If you produce online content—particularly the kind of evergreen stuff with long shelf life—you cannot trust publishers to keep it or for them to simply stay in business. Related, if audience rather than search-engine optimization is your primary objective, your content should post across contextual online venues. You maximize its value through ownership rather than ceding rights to a third party.

Context is King
In the decade 2010, I cross-post to this blog anything written for someplace else. Stories are preserved here, and I don’t give a frak if Google search penalizes me for doing so. Nor should you, because context—not content—is king. As I explain from the same two year-old post:

Context is the lifeblood that beats Internet journalism—or any online content, for that matter. What you produce should follow the audience wherever, whenever, on whatever it may be. Restating what you should already know, at the least, extend your content’s reach by way of contextual service accounts, rather than just rely on the branded media outlet that employs you or for which you contract or freelance—your Facebook, Instagram, LinkedIn, Tumblr, Twitter, and whichever other socials used. Break off nimbles from your prepared feast, and use them to extend your content’s reach and draw people to the main meal.

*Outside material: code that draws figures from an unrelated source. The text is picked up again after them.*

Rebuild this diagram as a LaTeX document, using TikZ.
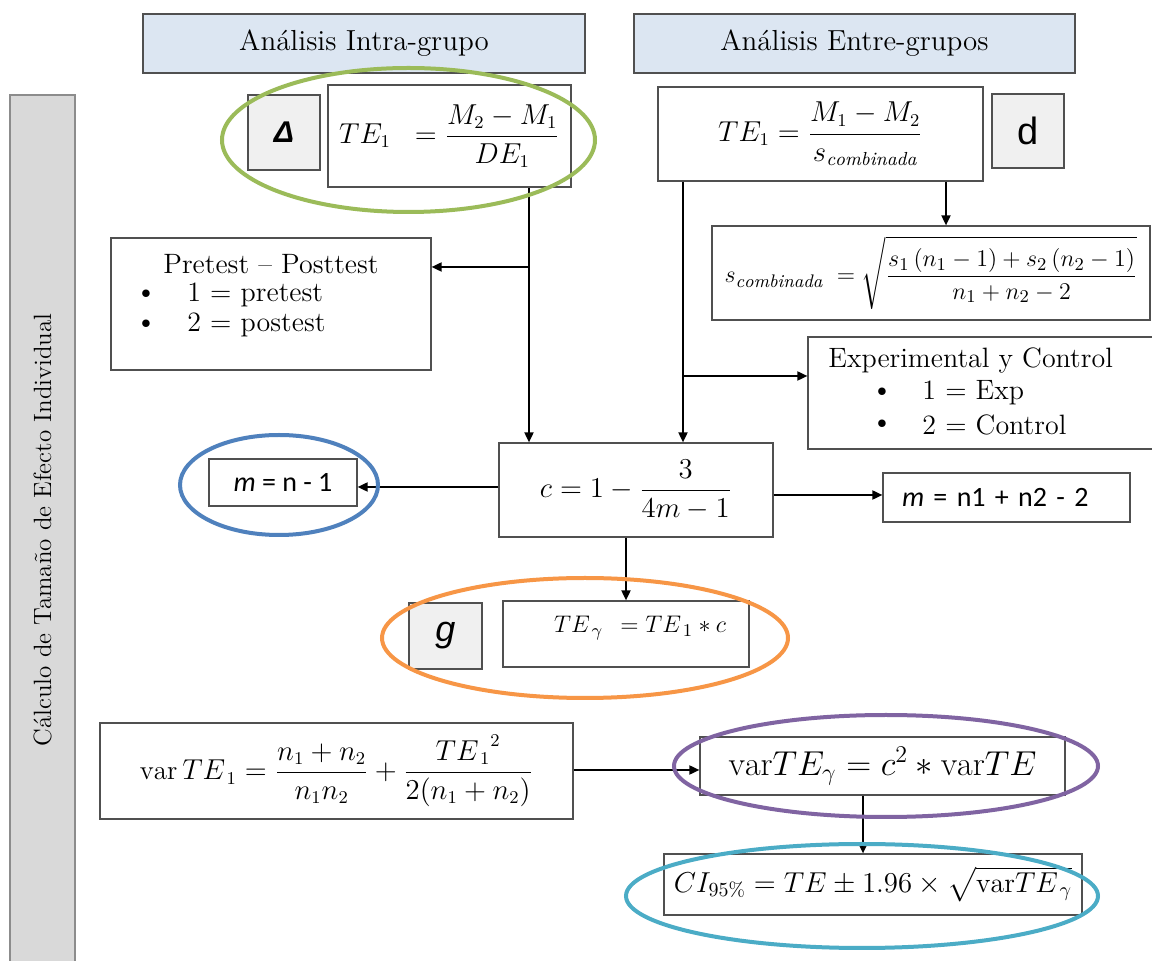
\documentclass[tikz,border=0pt]{standalone}
\usepackage{amsmath}
\usepackage{fontspec}
\usetikzlibrary{arrows.meta,calc}
\newfontfamily\calib{Carlito}
\newfontfamily\arialf{Liberation Sans}
\definecolor{boxline}{HTML}{505050}
\definecolor{headfill}{HTML}{DCE6F2}
\definecolor{sidefill}{HTML}{D9D9D9}
\definecolor{sideline}{HTML}{8C8C8C}
\definecolor{tagfill}{HTML}{F0F0F0}
\definecolor{cgreen}{HTML}{9BBB59}
\definecolor{cblue}{HTML}{4F81BD}
\definecolor{corange}{HTML}{F79646}
\definecolor{cpurple}{HTML}{8064A2}
\definecolor{ccyan}{HTML}{4BACC6}
\begin{document}
\begin{tikzpicture}[x=0.5pt,y=-0.5pt,
  box/.style={draw=boxline, fill=white, line width=0.6pt, inner sep=0pt},
  headbox/.style={box, fill=headfill, font=\fontsize{14.5}{17}\selectfont},
  tagbox/.style={box, fill=tagfill},
  lbl/.style={inner sep=0pt, font=\fontsize{14}{16}\selectfont},
  arr/.style={-{Triangle[length=5pt,width=4.5pt]}, line width=0.9pt},
  ring/.style={line width=2pt}]
\clip (0,0) rectangle (1152,961);
\fill[white] (0,0) rectangle (1152,961);

% headers
\node[headbox, minimum width=221pt, minimum height=29.5pt] (h1) at (364,43.5) {Análisis Intra-grupo};
\node[headbox, minimum width=220.5pt, minimum height=29.5pt] (h2) at (854.5,43.5) {Análisis Entre-grupos};

% side bar
\node[draw=sideline, fill=sidefill, line width=1pt, rotate=90, minimum width=435pt, minimum height=32.5pt, inner sep=0pt, font=\fontsize{12.5}{15}\selectfont] (side) at (42.5,530) {Cálculo de Tamaño de Efecto Individual};

% top formulas
\node[tagbox, minimum width=36pt, minimum height=37.5pt, font=\arialf\bfseries\itshape\fontsize{15}{18}\selectfont] (dl) at (284,132.5) {Δ};
\node[box, minimum width=121.5pt, minimum height=51pt, font=\fontsize{13.5}{16}\selectfont] (te1) at (449.5,136) {$\displaystyle TE_1 \;\; = \frac{M_2 - M_1}{DE_1}$};
\node[box, minimum width=162.5pt, minimum height=47pt, font=\fontsize{13.5}{16}\selectfont] (teR) at (820.5,134) {$\displaystyle TE_1 = \frac{M_1 - M_2}{s_{\mathit{combinada}}}$};
\node[tagbox, minimum width=36pt, minimum height=37pt, font=\arialf\fontsize{19}{22}\selectfont] (dd) at (1028,131) {d};
\node[box, minimum width=219pt, minimum height=47pt, font=\fontsize{13}{15}\selectfont] (scomb) at (931,273) {$\displaystyle s_{\mathit{combinada}} \; = \sqrt{\frac{s_1\,(n_1 - 1) + s_2\,(n_2 - 1)}{n_1 + n_2 - 2}}$};

% pretest box
\node[box, minimum width=160pt, minimum height=66pt] (pre) at (271,304) {};
\node[lbl] (preT) at (271,264) {Pretest – Posttest};
\node[lbl] (preB1) at (146,295) {\textbullet};
\node[lbl, anchor=west] (preI1) at (187,295) {1 = pretest};
\node[lbl] (preB2) at (146,325) {\textbullet};
\node[lbl, anchor=west] (preI2) at (187,325) {2 = postest};

% experimental box
\node[box, minimum width=176pt, minimum height=56pt] (exp) at (984,393) {};
\node[lbl, anchor=west] (expT) at (828,361) {Experimental y Control};
\node[lbl] (expB1) at (882,393) {\textbullet};
\node[lbl, anchor=west] (expI1) at (922,393) {1 = Exp};
\node[lbl] (expB2) at (882,425) {\textbullet};
\node[lbl, anchor=west] (expI2) at (922,425) {2 = Control};

% c box and m boxes
\node[box, minimum width=137pt, minimum height=47pt, font=\fontsize{13.5}{16}\selectfont] (c) at (636,490) {$\displaystyle c = 1 - \frac{3}{4m - 1}$};
\node[box, minimum width=74pt, minimum height=23.5pt, font=\calib\fontsize{14}{17}\selectfont] (m1) at (283,482.5) {\textit{m} = n - 1};
\node[box, text width=104.5pt, inner xsep=9.5pt, align=left, minimum height=24.5pt, font=\calib\fontsize{14}{17}\selectfont] (m2) at (1006.5,497.5) {\textit{m} = n1 + n2 - 2};

% g row
\node[tagbox, minimum width=36.5pt, minimum height=33pt, font=\arialf\itshape\fontsize{18}{21}\selectfont] (gg) at (445.5,636) {g};
\node[box, minimum width=123pt, minimum height=33pt] (teg) at (626,634) {};
\node[inner sep=0pt, font=\fontsize{12.5}{15}\selectfont] (tegT) at (640,628) {$TE_{\,\gamma} \;\, = TE_{\,1} * c$};

% variance
\node[box, minimum width=236.5pt, minimum height=48pt, font=\fontsize{13.5}{16}\selectfont] (var1) at (336.5,771) {$\displaystyle \mathrm{var}\,TE_{\,1} = \frac{n_1 + n_2}{n_1 n_2} + \frac{{TE_{\,1}}^{2}}{2(n_1 + n_2)}$};
\node[box, minimum width=182.5pt, minimum height=29pt, font=\fontsize{17}{20}\selectfont] (varg) at (882.5,766) {$\mathrm{var}TE_{\gamma} = c^2 * \mathrm{var}TE$};
\node[box, minimum width=209pt, minimum height=30.5pt, font=\fontsize{14}{17}\selectfont] (ci) at (873,884.5) {$CI_{95\%} = TE \pm 1.96 \times \sqrt{\mathrm{var}TE_{\,\gamma}}$};

% junctions
\coordinate (j1) at (529,267);
\coordinate (j2) at (683,376);
\coordinate (j3) at (946,200);
\coordinate (j4) at (863,820);

% connectors
\draw[arr] (te1.south -| j1) -- (c.north -| j1);
\draw[arr] (j1) -- (pre.east |- j1);
\draw[arr] (teR.south -| j2) -- (c.north -| j2);
\draw[arr] (j2) -- (exp.west |- j2);
\draw[arr] (teR.south -| j3) -- (scomb.north -| j3);
\draw[arr] (c.west |- 0,487) -- (m1.east |- 0,487);
\draw[arr] (c.east |- 0,495) -- (m2.west |- 0,495);
\draw[arr] (c.south -| teg.north) -- (teg.north);
\draw[arr] (var1.east |- 0,770) -- (varg.west |- 0,770);
\draw[arr] (varg.south -| j4) -- (ci.north -| j4);

% highlight ellipses
\draw[ring, cgreen] (408.5,140) ellipse [x radius=186.5, y radius=72];
\draw[ring, cblue] (279,485) ellipse [x radius=99, y radius=50];
\draw[ring, corange] (585,638) ellipse [x radius=203, y radius=60];
\draw[ring, cpurple] (886,766) ellipse [x radius=212, y radius=51];
\draw[ring, ccyan] (862,896) ellipse [x radius=236, y radius=52];
\end{tikzpicture}
\end{document}
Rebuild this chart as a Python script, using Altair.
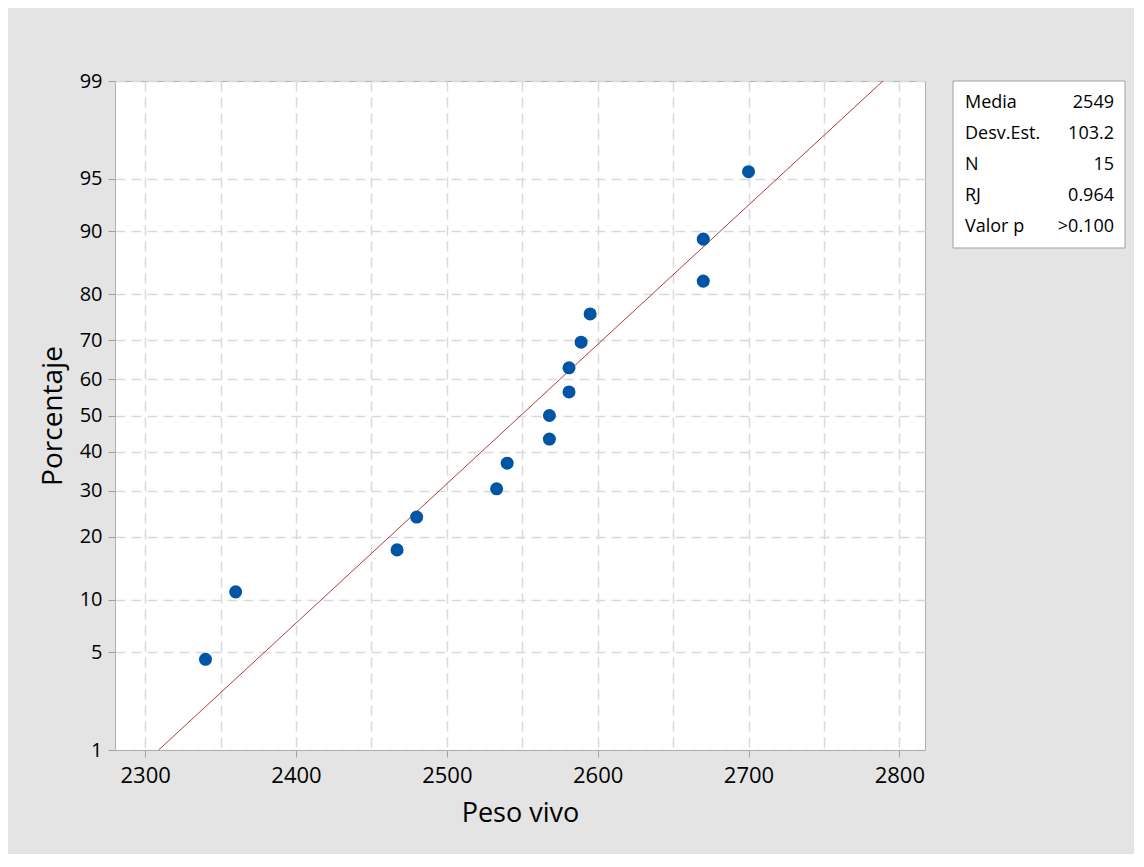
import altair as alt
import pandas as pd
from statistics import NormalDist

# ---- data ----
peso_vivo = [2340, 2360, 2467, 2480, 2533, 2540, 2568, 2568, 2581, 2581, 2589, 2595, 2670, 2670, 2700]
porcentaje = [4.5, 11.0, 17.5, 24.0, 30.5, 37.0, 43.5, 50.0, 56.5, 63.0, 69.5, 76.0, 82.5, 89.0, 95.5]

media = 2549
desv_est = 103.2
fit_pct = [1, 99]

y_tick_pct = [1, 5, 10, 20, 30, 40, 50, 60, 70, 80, 90, 95, 99]
x_ticks = [2300, 2350, 2400, 2450, 2500, 2550, 2600, 2650, 2700, 2750, 2800]

stat_names = ["Media", "Desv.Est.", "N", "RJ", "Valor p"]
stat_values = ["2549", "103.2", "15", "0.964", ">0.100"]

# ---- derived tables ----
nd = NormalDist()
y_tick_z = [nd.inv_cdf(p / 100) for p in y_tick_pct]
y_domain = [nd.inv_cdf(0.01), nd.inv_cdf(0.99)]
x_domain = [2280, 2817]

pts = pd.DataFrame({"x": peso_vivo, "pct": porcentaje})
fit = pd.DataFrame({"pct": fit_pct})
stats = pd.DataFrame({"name": stat_names, "val": stat_values, "row": list(range(len(stat_names)))})

FONT = "Open Sans"

x_scale = alt.Scale(domain=x_domain, nice=False, zero=False)
y_scale = alt.Scale(domain=y_domain, nice=False, zero=False)

x_axis = alt.Axis(
    values=x_ticks,
    title="Peso vivo",
    labelExpr="datum.value % 100 == 0 ? datum.label : ''",
    tickOpacity={"condition": {"test": "datum.value % 100 == 0", "value": 1}, "value": 0},
    format="d",
    grid=True,
    gridDash=[10, 6],
    gridColor="#d9d9d9",
    gridWidth=1.5,
    domainColor="#b0b0b0",
    tickColor="#a0a0a0",
    tickSize=7,
    labelFontSize=22,
    labelFont=FONT,
    labelColor="#000000",
    labelPadding=8,
    titleFont=FONT,
    titleFontSize=27,
    titleFontWeight="normal",
    titleColor="#000000",
    titlePadding=14,
)

y_axis = alt.Axis(
    values=y_tick_z,
    title="Porcentaje",
    labelExpr="format(round(cumulativeNormal(datum.value) * 100), 'd')",
    grid=True,
    gridDash=[10, 6],
    gridColor="#d9d9d9",
    gridWidth=1.5,
    domainColor="#b0b0b0",
    tickColor="#a0a0a0",
    tickSize=7,
    labelFontSize=20,
    labelFont=FONT,
    labelColor="#000000",
    labelPadding=6,
    titleFont=FONT,
    titleFontSize=28,
    titleFontWeight="normal",
    titleColor="#000000",
    titlePadding=12,
)

points = alt.Chart(pts).transform_calculate(
    z="quantileNormal(datum.pct / 100)"
).mark_circle(size=170, color="#0055a5", opacity=1).encode(
    x=alt.X("x:Q", scale=x_scale, axis=x_axis),
    y=alt.Y("z:Q", scale=y_scale, axis=y_axis),
)

line = alt.Chart(fit).transform_calculate(
    z="quantileNormal(datum.pct / 100)",
    x=f"{media} + quantileNormal(datum.pct / 100) * {desv_est}",
).mark_line(color="#b03c3c", strokeWidth=1).encode(
    x=alt.X("x:Q", scale=x_scale),
    y=alt.Y("z:Q", scale=y_scale),
)

box = alt.Chart(pd.DataFrame({"a": [0]})).mark_rect(
    fill="white", stroke="#a0a0a0", strokeWidth=1
).encode(
    x=alt.value(838), x2=alt.value(1010), y=alt.value(0), y2=alt.value(167)
)

row_scale = alt.Scale(domain=[0, 4], range=[22, 146])

names = alt.Chart(stats).mark_text(
    align="left", baseline="middle", font=FONT, fontSize=18, color="#000000"
).encode(x=alt.value(850), y=alt.Y("row:Q", scale=row_scale, axis=None), text="name:N")

vals = alt.Chart(stats).mark_text(
    align="right", baseline="middle", font=FONT, fontSize=18, color="#000000"
).encode(x=alt.value(999), y=alt.Y("row:Q", scale=row_scale, axis=None), text="val:N")

base = alt.layer(line, points).properties(width=810, height=669)
legend = alt.layer(box, names, vals).properties(width=810, height=669)

chart = alt.layer(base, legend).resolve_scale(y="independent").properties(
    width=810,
    height=669,
    autosize=alt.AutoSizeParams(type="none"),
    padding={"left": 107, "top": 73, "right": 209, "bottom": 104},
    background="#e4e4e4",
).configure_view(fill="white", stroke="#b0b0b0", strokeWidth=1)

chart.save("out.html", embed_options={"renderer": "svg", "actions": False})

You worked hard in the kitchen, and with little extra effort could produce tasty leftovers. Meaning: Your main body of work, not just social sharing samples, should be reheated for other publishing venues and audiences. My contrarian advice: Cross-post blogs or news stories.

Search-engine optimization consultants, and also Google, will tell you to avoid such practice because search penalty will be imposed. Frak `em, I say. You are the brand, not the site where you work or post. You need to be able to preserve content and maximize its audience value over time.

Don’t be Dimmed
None of these contextual tools existed when I reported for CNET News—not even comments. Readers emailed the writers. The first commercial news blogs started during my last year with the company—the tech news pioneer, which adopted strict journalistic standards for reporting, writing, and editing inherited from newspapers.

Sigh, now the only preservation of what I wrote remains in my dimmed memory. I recall but a few stories out of thousands. Don’t be expunged like me. Own your content. Extend its relevance contextually. Take it to wherever you audience is.